A fighter plane flying horizontally at an altitude of $1.5km$ with a speed of $720km{h}^{-1}$ passes directly overhead an anti-aircraft gun. At what angle from the vertical should the gun be fired the shell with muzzle speed $600m{s}^{-1}$ to hit the plane? At what minimum altitude should the pilot fly the plane to avoid being hit? (Take $g=10m{s}^{-2}$)

Answer 1

Step 1: Given data

Height at which plane is flying, $h=1.5km=1500m$

Speed of plane, $v=720km{h}^{-1}=720\times \frac{5}{18}=200m{s}^{-1}$

Speed of bullet of firing gun, $u=600m{s}^{-1}$

Acceleration due to gravity, $a=10m{s}^{-2}$

Step 2: Calculation

Step 3: Finding the angle at which a gun should be fired for the plane to hit its target, $\theta$

Distance traveled by plane =$vt$ ($t=$time taken by the shell to hit the plane )

Distance traveled by the shell in x-direction = $u_{x}t$

These $2$ distances are equal since the shell hits the plane

$$\begin{gathered} vt=u_{x}t \\ \Rightarrow v=u_x \\ \Rightarrow v=u\sin \theta \\ \Rightarrow \sin \theta =\frac{v}{u} \\ \Rightarrow \sin \theta =\frac{200}{600} \\ \Rightarrow \sin \theta =0.33 \\ \Rightarrow \theta ={\sin }^{-1}(0.33) \\ \Rightarrow \theta =19.{27}^{\circ } \end{gathered}$$

Step 4: Finding the height at which the pilot should fly the plane to avoid getting hit.

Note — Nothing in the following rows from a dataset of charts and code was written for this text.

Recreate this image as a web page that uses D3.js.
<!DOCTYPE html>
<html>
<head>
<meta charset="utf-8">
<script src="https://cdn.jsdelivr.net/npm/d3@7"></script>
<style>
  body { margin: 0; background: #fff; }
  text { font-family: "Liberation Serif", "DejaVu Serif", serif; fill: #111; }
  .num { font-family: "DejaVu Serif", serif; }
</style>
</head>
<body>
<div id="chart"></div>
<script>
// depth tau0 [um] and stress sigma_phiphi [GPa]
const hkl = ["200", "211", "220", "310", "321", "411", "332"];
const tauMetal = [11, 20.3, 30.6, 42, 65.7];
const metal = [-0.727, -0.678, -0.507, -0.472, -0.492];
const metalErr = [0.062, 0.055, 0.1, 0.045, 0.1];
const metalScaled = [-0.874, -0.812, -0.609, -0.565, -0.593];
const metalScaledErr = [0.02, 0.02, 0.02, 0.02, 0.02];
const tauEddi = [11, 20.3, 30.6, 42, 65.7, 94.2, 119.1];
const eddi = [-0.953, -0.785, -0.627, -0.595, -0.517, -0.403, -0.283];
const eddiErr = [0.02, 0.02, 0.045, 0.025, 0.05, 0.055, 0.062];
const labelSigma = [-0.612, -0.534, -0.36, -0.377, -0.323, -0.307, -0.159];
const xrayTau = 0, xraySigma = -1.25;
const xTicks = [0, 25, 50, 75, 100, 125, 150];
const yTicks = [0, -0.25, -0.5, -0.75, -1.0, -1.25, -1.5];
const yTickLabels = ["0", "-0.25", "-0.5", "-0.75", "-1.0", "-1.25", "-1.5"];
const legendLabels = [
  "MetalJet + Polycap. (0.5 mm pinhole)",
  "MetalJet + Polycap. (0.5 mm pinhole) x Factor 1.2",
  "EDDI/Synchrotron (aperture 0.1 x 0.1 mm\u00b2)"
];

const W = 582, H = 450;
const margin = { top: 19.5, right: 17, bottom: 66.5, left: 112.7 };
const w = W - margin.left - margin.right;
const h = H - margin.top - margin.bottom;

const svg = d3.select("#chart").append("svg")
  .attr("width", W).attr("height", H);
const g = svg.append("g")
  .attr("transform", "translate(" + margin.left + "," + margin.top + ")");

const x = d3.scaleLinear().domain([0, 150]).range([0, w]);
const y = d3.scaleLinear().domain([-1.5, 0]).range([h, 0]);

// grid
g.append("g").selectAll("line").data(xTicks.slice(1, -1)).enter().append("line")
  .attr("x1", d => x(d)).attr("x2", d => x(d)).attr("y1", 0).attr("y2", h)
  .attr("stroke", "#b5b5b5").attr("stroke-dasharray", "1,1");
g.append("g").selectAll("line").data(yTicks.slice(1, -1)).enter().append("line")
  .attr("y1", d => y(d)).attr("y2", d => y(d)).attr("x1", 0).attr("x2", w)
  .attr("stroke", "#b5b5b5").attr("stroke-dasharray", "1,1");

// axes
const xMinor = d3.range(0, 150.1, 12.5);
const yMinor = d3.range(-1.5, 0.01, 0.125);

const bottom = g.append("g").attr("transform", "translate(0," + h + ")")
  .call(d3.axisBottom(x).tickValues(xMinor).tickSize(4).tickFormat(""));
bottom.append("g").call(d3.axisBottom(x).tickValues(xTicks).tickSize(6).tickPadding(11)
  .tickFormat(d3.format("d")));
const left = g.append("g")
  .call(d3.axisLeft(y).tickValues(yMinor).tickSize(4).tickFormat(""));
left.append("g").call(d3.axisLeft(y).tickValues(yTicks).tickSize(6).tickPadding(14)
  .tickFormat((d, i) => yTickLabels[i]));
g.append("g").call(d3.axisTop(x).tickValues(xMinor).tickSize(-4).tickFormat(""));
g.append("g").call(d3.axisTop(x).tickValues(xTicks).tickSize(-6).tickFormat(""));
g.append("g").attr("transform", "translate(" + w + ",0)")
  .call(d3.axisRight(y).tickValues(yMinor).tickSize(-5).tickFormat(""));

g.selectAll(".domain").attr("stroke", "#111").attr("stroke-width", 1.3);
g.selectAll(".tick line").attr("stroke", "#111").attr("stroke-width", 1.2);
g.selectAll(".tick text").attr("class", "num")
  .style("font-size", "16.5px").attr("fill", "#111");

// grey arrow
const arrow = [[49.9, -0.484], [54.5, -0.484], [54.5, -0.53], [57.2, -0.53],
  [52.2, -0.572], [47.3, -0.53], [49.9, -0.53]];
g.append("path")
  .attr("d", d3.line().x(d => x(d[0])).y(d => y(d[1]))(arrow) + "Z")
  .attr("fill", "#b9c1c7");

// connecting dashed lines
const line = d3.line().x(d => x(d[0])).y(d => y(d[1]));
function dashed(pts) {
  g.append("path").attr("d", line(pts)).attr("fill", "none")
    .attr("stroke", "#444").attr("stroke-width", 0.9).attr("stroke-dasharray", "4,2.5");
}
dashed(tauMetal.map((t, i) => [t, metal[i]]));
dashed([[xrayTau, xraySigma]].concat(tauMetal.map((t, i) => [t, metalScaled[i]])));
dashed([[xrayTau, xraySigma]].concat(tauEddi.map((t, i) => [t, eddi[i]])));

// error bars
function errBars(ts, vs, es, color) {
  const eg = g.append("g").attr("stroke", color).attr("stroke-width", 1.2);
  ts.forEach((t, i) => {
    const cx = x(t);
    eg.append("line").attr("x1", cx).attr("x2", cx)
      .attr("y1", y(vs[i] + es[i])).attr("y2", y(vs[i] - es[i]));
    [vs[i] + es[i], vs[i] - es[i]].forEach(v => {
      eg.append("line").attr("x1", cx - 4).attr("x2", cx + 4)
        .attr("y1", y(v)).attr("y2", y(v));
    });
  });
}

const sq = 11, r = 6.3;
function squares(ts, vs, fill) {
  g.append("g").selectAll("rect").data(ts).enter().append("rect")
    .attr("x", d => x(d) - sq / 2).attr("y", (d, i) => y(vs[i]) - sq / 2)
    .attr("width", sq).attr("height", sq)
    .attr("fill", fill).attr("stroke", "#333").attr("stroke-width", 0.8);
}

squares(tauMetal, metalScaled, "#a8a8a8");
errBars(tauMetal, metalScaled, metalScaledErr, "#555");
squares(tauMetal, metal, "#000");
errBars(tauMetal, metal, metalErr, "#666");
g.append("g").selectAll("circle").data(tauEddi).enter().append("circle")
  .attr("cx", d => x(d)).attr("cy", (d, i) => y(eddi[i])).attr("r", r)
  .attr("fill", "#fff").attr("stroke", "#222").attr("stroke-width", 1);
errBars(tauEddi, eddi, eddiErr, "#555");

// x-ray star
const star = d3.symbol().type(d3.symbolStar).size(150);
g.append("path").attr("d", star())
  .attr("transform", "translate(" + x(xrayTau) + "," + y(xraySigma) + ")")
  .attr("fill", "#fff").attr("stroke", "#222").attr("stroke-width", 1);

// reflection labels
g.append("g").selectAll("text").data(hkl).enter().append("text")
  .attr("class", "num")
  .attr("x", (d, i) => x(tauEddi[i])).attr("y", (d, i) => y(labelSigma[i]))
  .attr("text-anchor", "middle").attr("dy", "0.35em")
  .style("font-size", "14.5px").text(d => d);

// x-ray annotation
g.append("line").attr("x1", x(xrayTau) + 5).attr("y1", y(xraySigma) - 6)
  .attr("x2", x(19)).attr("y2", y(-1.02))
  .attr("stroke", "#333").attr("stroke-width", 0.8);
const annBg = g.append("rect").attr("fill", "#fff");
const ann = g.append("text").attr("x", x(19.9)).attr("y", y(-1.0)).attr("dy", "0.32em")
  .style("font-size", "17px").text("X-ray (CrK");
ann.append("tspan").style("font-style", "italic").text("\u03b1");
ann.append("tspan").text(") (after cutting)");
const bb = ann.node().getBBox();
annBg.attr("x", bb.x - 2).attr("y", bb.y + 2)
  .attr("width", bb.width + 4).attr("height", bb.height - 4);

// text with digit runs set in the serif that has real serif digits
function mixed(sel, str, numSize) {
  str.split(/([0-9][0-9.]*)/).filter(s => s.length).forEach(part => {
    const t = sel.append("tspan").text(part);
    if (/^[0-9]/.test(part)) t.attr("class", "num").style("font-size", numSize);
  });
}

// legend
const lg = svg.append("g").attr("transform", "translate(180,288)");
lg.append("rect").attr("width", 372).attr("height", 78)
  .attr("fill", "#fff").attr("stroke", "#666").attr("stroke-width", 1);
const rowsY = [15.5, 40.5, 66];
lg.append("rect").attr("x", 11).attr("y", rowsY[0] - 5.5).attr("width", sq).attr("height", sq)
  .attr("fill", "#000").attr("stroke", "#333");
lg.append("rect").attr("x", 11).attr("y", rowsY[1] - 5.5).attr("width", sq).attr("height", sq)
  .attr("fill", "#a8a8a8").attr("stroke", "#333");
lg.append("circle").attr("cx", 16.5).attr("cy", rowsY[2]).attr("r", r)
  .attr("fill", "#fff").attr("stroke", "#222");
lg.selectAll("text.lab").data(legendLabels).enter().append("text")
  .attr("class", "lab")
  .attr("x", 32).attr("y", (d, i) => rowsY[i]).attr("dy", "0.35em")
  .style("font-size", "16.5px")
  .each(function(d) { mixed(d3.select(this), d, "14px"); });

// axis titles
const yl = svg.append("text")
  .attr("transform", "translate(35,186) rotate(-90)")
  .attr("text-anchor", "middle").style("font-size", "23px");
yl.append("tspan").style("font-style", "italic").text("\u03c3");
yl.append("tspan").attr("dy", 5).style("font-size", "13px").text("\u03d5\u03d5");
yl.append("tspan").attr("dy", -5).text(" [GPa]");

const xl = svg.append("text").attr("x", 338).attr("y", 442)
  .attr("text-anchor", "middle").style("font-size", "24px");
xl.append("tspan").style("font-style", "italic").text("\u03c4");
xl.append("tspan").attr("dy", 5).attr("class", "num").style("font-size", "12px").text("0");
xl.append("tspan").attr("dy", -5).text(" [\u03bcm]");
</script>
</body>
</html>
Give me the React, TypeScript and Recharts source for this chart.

The pilot should fly the plane at a height more than the maximum height of launch of the shell at any angle

According to projectile motion .$H_{max}=\frac{u^2{\sin }^2({90}^o-\theta )}{2g}=\frac{600\times 600\times 0.89}{2\times 10}=16.02km$

The angle at which the shell should be launched is $19.{27}^{\circ }$and the height at which the plane should be kept to avoid the shell attack should be more than $16.02km$.